▶ _GIVEN INSTRUCTION_
Write out the full set of records exactly. Any pictures in them do not belong in the copy.

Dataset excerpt
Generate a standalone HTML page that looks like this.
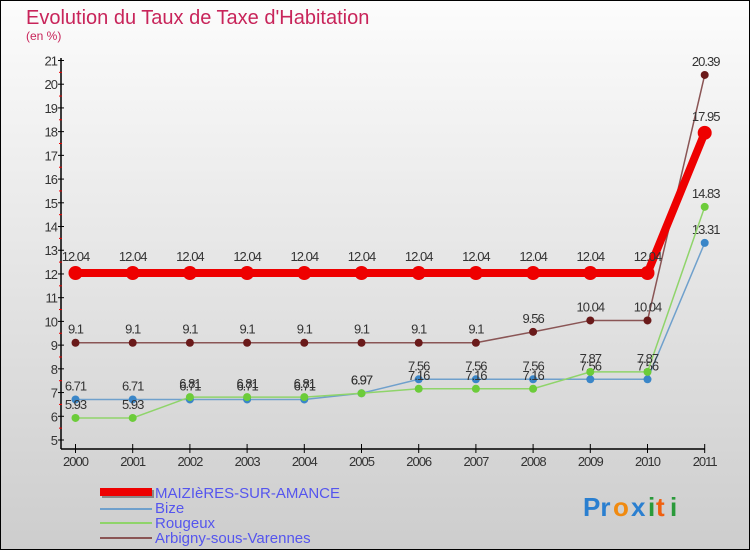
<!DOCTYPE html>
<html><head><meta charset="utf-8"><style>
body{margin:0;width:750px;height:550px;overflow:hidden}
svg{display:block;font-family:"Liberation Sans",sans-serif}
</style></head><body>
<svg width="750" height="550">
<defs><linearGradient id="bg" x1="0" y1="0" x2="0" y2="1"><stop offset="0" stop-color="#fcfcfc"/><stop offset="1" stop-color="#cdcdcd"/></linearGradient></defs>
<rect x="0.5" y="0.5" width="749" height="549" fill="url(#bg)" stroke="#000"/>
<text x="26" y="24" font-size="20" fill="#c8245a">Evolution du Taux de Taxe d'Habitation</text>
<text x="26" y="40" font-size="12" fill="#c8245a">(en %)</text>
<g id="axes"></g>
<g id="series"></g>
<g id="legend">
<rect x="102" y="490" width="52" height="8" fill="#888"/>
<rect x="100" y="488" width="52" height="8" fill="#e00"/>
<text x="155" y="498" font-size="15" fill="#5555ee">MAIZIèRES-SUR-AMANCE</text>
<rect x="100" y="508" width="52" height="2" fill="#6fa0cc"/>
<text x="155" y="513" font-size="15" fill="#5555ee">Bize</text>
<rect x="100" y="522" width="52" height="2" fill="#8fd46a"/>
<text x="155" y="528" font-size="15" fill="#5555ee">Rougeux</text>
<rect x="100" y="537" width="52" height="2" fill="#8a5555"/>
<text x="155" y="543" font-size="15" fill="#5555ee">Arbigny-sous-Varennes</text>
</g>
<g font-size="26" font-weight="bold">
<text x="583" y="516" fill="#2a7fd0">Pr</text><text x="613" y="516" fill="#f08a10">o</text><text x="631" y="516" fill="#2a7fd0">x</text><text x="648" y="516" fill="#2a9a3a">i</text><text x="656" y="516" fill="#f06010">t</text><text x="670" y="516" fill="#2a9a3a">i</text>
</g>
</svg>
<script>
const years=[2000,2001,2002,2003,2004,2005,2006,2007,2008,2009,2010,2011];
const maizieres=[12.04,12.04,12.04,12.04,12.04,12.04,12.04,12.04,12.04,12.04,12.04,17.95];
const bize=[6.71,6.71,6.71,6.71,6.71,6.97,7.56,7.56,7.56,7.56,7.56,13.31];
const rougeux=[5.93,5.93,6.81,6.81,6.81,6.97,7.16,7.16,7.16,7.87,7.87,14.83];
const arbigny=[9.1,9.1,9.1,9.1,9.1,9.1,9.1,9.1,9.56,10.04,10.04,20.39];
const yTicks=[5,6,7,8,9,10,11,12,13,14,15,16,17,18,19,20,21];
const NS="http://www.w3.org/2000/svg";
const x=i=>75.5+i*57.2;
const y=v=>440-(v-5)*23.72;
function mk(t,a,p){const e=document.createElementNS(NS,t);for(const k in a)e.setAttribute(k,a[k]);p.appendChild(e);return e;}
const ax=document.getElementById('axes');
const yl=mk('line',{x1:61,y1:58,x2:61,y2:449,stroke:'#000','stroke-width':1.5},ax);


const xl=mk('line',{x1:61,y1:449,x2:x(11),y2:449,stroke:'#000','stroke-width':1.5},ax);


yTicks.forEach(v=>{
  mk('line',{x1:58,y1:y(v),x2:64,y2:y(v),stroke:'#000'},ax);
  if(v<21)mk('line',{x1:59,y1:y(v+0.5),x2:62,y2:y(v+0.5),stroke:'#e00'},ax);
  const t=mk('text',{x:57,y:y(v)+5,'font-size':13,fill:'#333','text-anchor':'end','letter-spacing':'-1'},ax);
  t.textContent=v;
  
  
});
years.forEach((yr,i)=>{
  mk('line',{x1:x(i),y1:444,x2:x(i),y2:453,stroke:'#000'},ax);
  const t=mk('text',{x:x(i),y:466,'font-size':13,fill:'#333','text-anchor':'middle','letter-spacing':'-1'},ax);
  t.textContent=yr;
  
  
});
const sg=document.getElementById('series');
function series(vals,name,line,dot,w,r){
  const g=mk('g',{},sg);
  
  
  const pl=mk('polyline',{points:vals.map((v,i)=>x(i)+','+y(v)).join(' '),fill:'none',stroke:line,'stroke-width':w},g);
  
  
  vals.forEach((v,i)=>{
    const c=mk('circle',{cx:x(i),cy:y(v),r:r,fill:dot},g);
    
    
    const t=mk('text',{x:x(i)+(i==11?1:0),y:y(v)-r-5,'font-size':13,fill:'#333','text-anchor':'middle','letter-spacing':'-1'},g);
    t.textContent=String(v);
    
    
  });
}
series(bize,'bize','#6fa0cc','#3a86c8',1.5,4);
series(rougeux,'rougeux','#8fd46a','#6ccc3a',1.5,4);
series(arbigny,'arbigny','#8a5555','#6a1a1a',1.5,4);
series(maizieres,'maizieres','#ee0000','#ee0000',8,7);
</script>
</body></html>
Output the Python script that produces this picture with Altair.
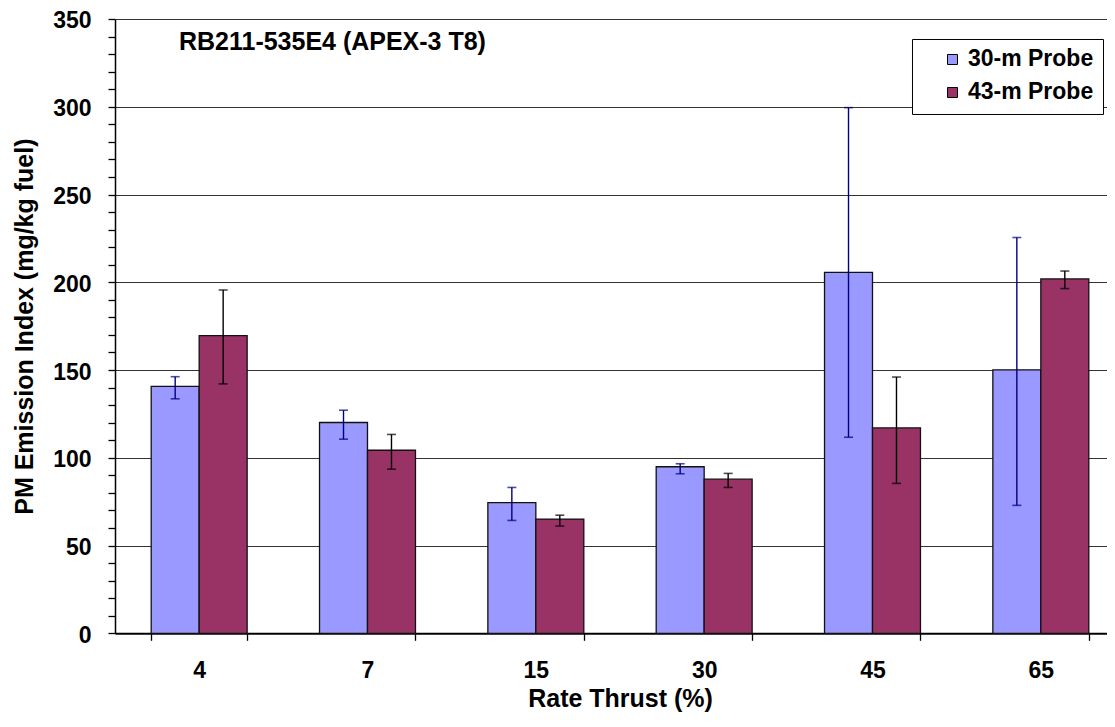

▶ _TASK RESULT_
Generate a standalone HTML page that looks like this.
<!DOCTYPE html>
<html><head><meta charset="utf-8"><style>
body{margin:0;width:750px;height:550px;overflow:hidden}
svg{display:block;font-family:"Liberation Sans",sans-serif}
</style></head><body>
<svg width="750" height="550">
<defs><linearGradient id="bg" x1="0" y1="0" x2="0" y2="1"><stop offset="0" stop-color="#fcfcfc"/><stop offset="1" stop-color="#cdcdcd"/></linearGradient></defs>
<rect x="0.5" y="0.5" width="749" height="549" fill="url(#bg)" stroke="#000"/>
<text x="26" y="24" font-size="20" fill="#c8245a">Evolution du Taux de Taxe d'Habitation</text>
<text x="26" y="40" font-size="12" fill="#c8245a">(en %)</text>
<g id="axes"></g>
<g id="series"></g>
<g id="legend">
<rect x="102" y="490" width="52" height="8" fill="#888"/>
<rect x="100" y="488" width="52" height="8" fill="#e00"/>
<text x="155" y="498" font-size="15" fill="#5555ee">MAIZIèRES-SUR-AMANCE</text>
<rect x="100" y="508" width="52" height="2" fill="#6fa0cc"/>
<text x="155" y="513" font-size="15" fill="#5555ee">Bize</text>
<rect x="100" y="522" width="52" height="2" fill="#8fd46a"/>
<text x="155" y="528" font-size="15" fill="#5555ee">Rougeux</text>
<rect x="100" y="537" width="52" height="2" fill="#8a5555"/>
<text x="155" y="543" font-size="15" fill="#5555ee">Arbigny-sous-Varennes</text>
</g>
<g font-size="26" font-weight="bold">
<text x="583" y="516" fill="#2a7fd0">Pr</text><text x="613" y="516" fill="#f08a10">o</text><text x="631" y="516" fill="#2a7fd0">x</text><text x="648" y="516" fill="#2a9a3a">i</text><text x="656" y="516" fill="#f06010">t</text><text x="670" y="516" fill="#2a9a3a">i</text>
</g>
</svg>
<script>
const years=[2000,2001,2002,2003,2004,2005,2006,2007,2008,2009,2010,2011];
const maizieres=[12.04,12.04,12.04,12.04,12.04,12.04,12.04,12.04,12.04,12.04,12.04,17.95];
const bize=[6.71,6.71,6.71,6.71,6.71,6.97,7.56,7.56,7.56,7.56,7.56,13.31];
const rougeux=[5.93,5.93,6.81,6.81,6.81,6.97,7.16,7.16,7.16,7.87,7.87,14.83];
const arbigny=[9.1,9.1,9.1,9.1,9.1,9.1,9.1,9.1,9.56,10.04,10.04,20.39];
const yTicks=[5,6,7,8,9,10,11,12,13,14,15,16,17,18,19,20,21];
const NS="http://www.w3.org/2000/svg";
const x=i=>75.5+i*57.2;
const y=v=>440-(v-5)*23.72;
function mk(t,a,p){const e=document.createElementNS(NS,t);for(const k in a)e.setAttribute(k,a[k]);p.appendChild(e);return e;}
const ax=document.getElementById('axes');
const yl=mk('line',{x1:61,y1:58,x2:61,y2:449,stroke:'#000','stroke-width':1.5},ax);


const xl=mk('line',{x1:61,y1:449,x2:x(11),y2:449,stroke:'#000','stroke-width':1.5},ax);


yTicks.forEach(v=>{
  mk('line',{x1:58,y1:y(v),x2:64,y2:y(v),stroke:'#000'},ax);
  if(v<21)mk('line',{x1:59,y1:y(v+0.5),x2:62,y2:y(v+0.5),stroke:'#e00'},ax);
  const t=mk('text',{x:57,y:y(v)+5,'font-size':13,fill:'#333','text-anchor':'end','letter-spacing':'-1'},ax);
  t.textContent=v;
  
  
});
years.forEach((yr,i)=>{
  mk('line',{x1:x(i),y1:444,x2:x(i),y2:453,stroke:'#000'},ax);
  const t=mk('text',{x:x(i),y:466,'font-size':13,fill:'#333','text-anchor':'middle','letter-spacing':'-1'},ax);
  t.textContent=yr;
  
  
});
const sg=document.getElementById('series');
function series(vals,name,line,dot,w,r){
  const g=mk('g',{},sg);
  
  
  const pl=mk('polyline',{points:vals.map((v,i)=>x(i)+','+y(v)).join(' '),fill:'none',stroke:line,'stroke-width':w},g);
  
  
  vals.forEach((v,i)=>{
    const c=mk('circle',{cx:x(i),cy:y(v),r:r,fill:dot},g);
    
    
    const t=mk('text',{x:x(i)+(i==11?1:0),y:y(v)-r-5,'font-size':13,fill:'#333','text-anchor':'middle','letter-spacing':'-1'},g);
    t.textContent=String(v);
    
    
  });
}
series(bize,'bize','#6fa0cc','#3a86c8',1.5,4);
series(rougeux,'rougeux','#8fd46a','#6ccc3a',1.5,4);
series(arbigny,'arbigny','#8a5555','#6a1a1a',1.5,4);
series(maizieres,'maizieres','#ee0000','#ee0000',8,7);
</script>
</body></html>
Output the Python script that produces this picture with Altair.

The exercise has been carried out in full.